Delhi gears up to watch century's last Venus transit
New Delhi: Sky gazers in Delhi are all set to witness a rare celestial event Wednesday with Venus - the second planet from the Sun and the Earth's neighbour - crossing the Sun's face in what will be a once-in-a-lifetime experience.
Venus will take about six hours to complete its transit, appearing as a small black dot on the sun's surface, in an event that will not happen again until 2117.
"This celestial phenomenon known as the 'Transit of Venus' is one of the most eagerly-awaited events in sky watching. In a transit, Venus passes between Earth and the Sun, appearing through the telescope as a tiny black spot," said an official of the ministry of earth sciences.
According to scientists, transits of Venus occur only on very rare occasions when Venus and the Earth are in a line with the Sun. At other times, Venus passes below or above the Sun because the two orbits are at a slight angle to each other.
Transits occur in pairs separated by eight years, with the gap between pairs of transits alternating between 105.5 and 121.5 years - the last transit was in 2004.
"The occurrence will be visible from anywhere in India. The greatest transit, when the black dot of venus can be observed at the innermost point of the solar disc, will occur around 7:02 a.m. It will be visible in northern India between sunrise and 10:20 a.m.," said C.B. Devgun from SPACE (Science Popularisation Association of Communicators & Educators).
SPACE, an organisation working to spread awareness about astronomy, is taking a scientific expedition having 50 students to Shanghai, China to observe the transit, where it will be visible for the longest time.

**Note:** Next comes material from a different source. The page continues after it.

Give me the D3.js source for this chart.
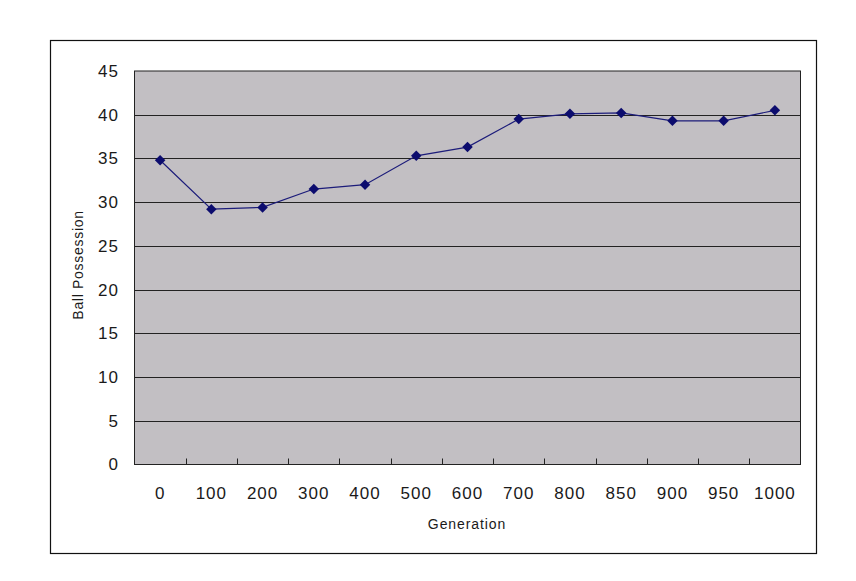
<!DOCTYPE html>
<html>
<head>
<meta charset="utf-8">
<script src="https://cdn.jsdelivr.net/npm/d3@7"></script>
<style>
body { margin: 0; background: #fff; }
text { font-family: Arial, "Liberation Sans", sans-serif; fill: #1a1a1a; }
</style>
</head>
<body>
<svg></svg>
<script>
const width = 856
const height = 581

// data
const generations = ['0', '100', '200', '300', '400', '500', '600', '700', '800', '850', '900', '950', '1000']
const possession = [34.8, 29.2, 29.4, 31.5, 32.0, 35.3, 36.3, 39.5, 40.1, 40.2, 39.3, 39.3, 40.5]
const yTicks = [0, 5, 10, 15, 20, 25, 30, 35, 40, 45]

const plot = { left: 134.5, top: 71, right: 800.5, bottom: 464.5 }

const svg = d3.select('svg')
	.attr('width', width)
	.attr('height', height)

// outer chart frame
svg.append('rect')
	.attr('x', 50.5).attr('y', 40.5)
	.attr('width', 766).attr('height', 513)
	.attr('fill', '#fff')
	.attr('stroke', '#111')
	.attr('stroke-width', 1.2)

const x = d3.scaleBand()
	.domain(generations)
	.range([plot.left, plot.right])

const y = d3.scaleLinear()
	.domain([0, 45])
	.range([plot.bottom, plot.top])

svg.append('rect')
	.attr('x', plot.left).attr('y', plot.top)
	.attr('width', plot.right - plot.left)
	.attr('height', plot.bottom - plot.top)
	.attr('fill', '#c2bfc3')
	.attr('stroke', '#222')
	.attr('stroke-width', 1)

// horizontal gridlines
svg.append('g')
	.selectAll('line')
	.data(yTicks.filter(d => d > 0 && d < 45))
	.enter()
	.append('line')
	.attr('x1', plot.left).attr('x2', plot.right)
	.attr('y1', d => Math.round(y(d)) + 0.5)
	.attr('y2', d => Math.round(y(d)) + 0.5)
	.attr('stroke', '#222')
	.attr('stroke-width', 1)

// y axis labels
svg.append('g')
	.selectAll('text')
	.data(yTicks)
	.enter()
	.append('text')
	.attr('x', 119)
	.attr('y', d => y(d))
	.attr('dy', '0.35em')
	.attr('text-anchor', 'end')
	.attr('font-size', 17)
	.attr('letter-spacing', 1)
	.text(d => d)

// x axis ticks between categories
svg.append('g')
	.selectAll('line')
	.data(generations.slice(1))
	.enter()
	.append('line')
	.attr('x1', d => Math.round(x(d)) + 0.5)
	.attr('x2', d => Math.round(x(d)) + 0.5)
	.attr('y1', plot.bottom - 6)
	.attr('y2', plot.bottom)
	.attr('stroke', '#222')

svg.append('g')
	.selectAll('text')
	.data(generations)
	.enter()
	.append('text')
	.attr('x', d => x(d) + x.bandwidth() / 2)
	.attr('y', 493)
	.attr('dy', '0.35em')
	.attr('text-anchor', 'middle')
	.attr('font-size', 17)
	.attr('letter-spacing', 1)
	.text(d => d)

svg.append('text')
	.attr('x', 467).attr('y', 524)
	.attr('dy', '0.35em')
	.attr('text-anchor', 'middle')
	.attr('font-size', 14)
	.attr('letter-spacing', 0.9)
	.text('Generation')

svg.append('text')
	.attr('transform', 'translate(78,265) rotate(-90)')
	.attr('dy', '0.35em')
	.attr('text-anchor', 'middle')
	.attr('font-size', 14)
	.attr('letter-spacing', 0.7)
	.text('Ball Possession')

const cx = (d, i) => x(generations[i]) + x.bandwidth() / 2

const line = d3.line()
	.x((d, i) => cx(d, i))
	.y(d => y(d))

svg.append('path')
	.datum(possession)
	.attr('d', line)
	.attr('fill', 'none')
	.attr('stroke', '#1c1c7a')
	.attr('stroke-width', 1.2)

svg.append('g')
	.selectAll('path')
	.data(possession)
	.enter()
	.append('path')
	.attr('d', d3.symbol().type(d3.symbolDiamond2).size(70))
	.attr('transform', (d, i) => 'translate(' + cx(d, i) + ',' + y(d) + ')')
	.attr('fill', '#0c0c6e')
</script>
</body>
</html>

In Delhi, the Nehru Planetarium is organising a public viewing with telescope and solar filters being put out at Teen Murti lawns in Chanakyapuri for people to come and watch the rare celestial event.
Some schools in the capital are also organising public viewing in their premises for students to watch the event.
"We will be projecting the transit of Venus through projection and there will be experts to explain students and people about the event," said Sumati Anand, Principal of Gyan Mandr Public School in West Delhi.
A team of the Amateur Astronomers' Association, Delhi, along with the Vigyan Prasar and the Indian Institute of Astrophysics, Bangalore, will webcast the transit from the highest point for such observations - the Indian Astronomical Observatory in Hanle, Ladakh.
The webcast can be viewed live at the NASA Sun-Earth Day website.
Scientists warn people not to watch the sun with the naked eye.
"Do not stare at the sun. Venus covers too little of the solar disk to block the blinding glare. Instead, use some type of projection technique or a solar filter," said Devgun.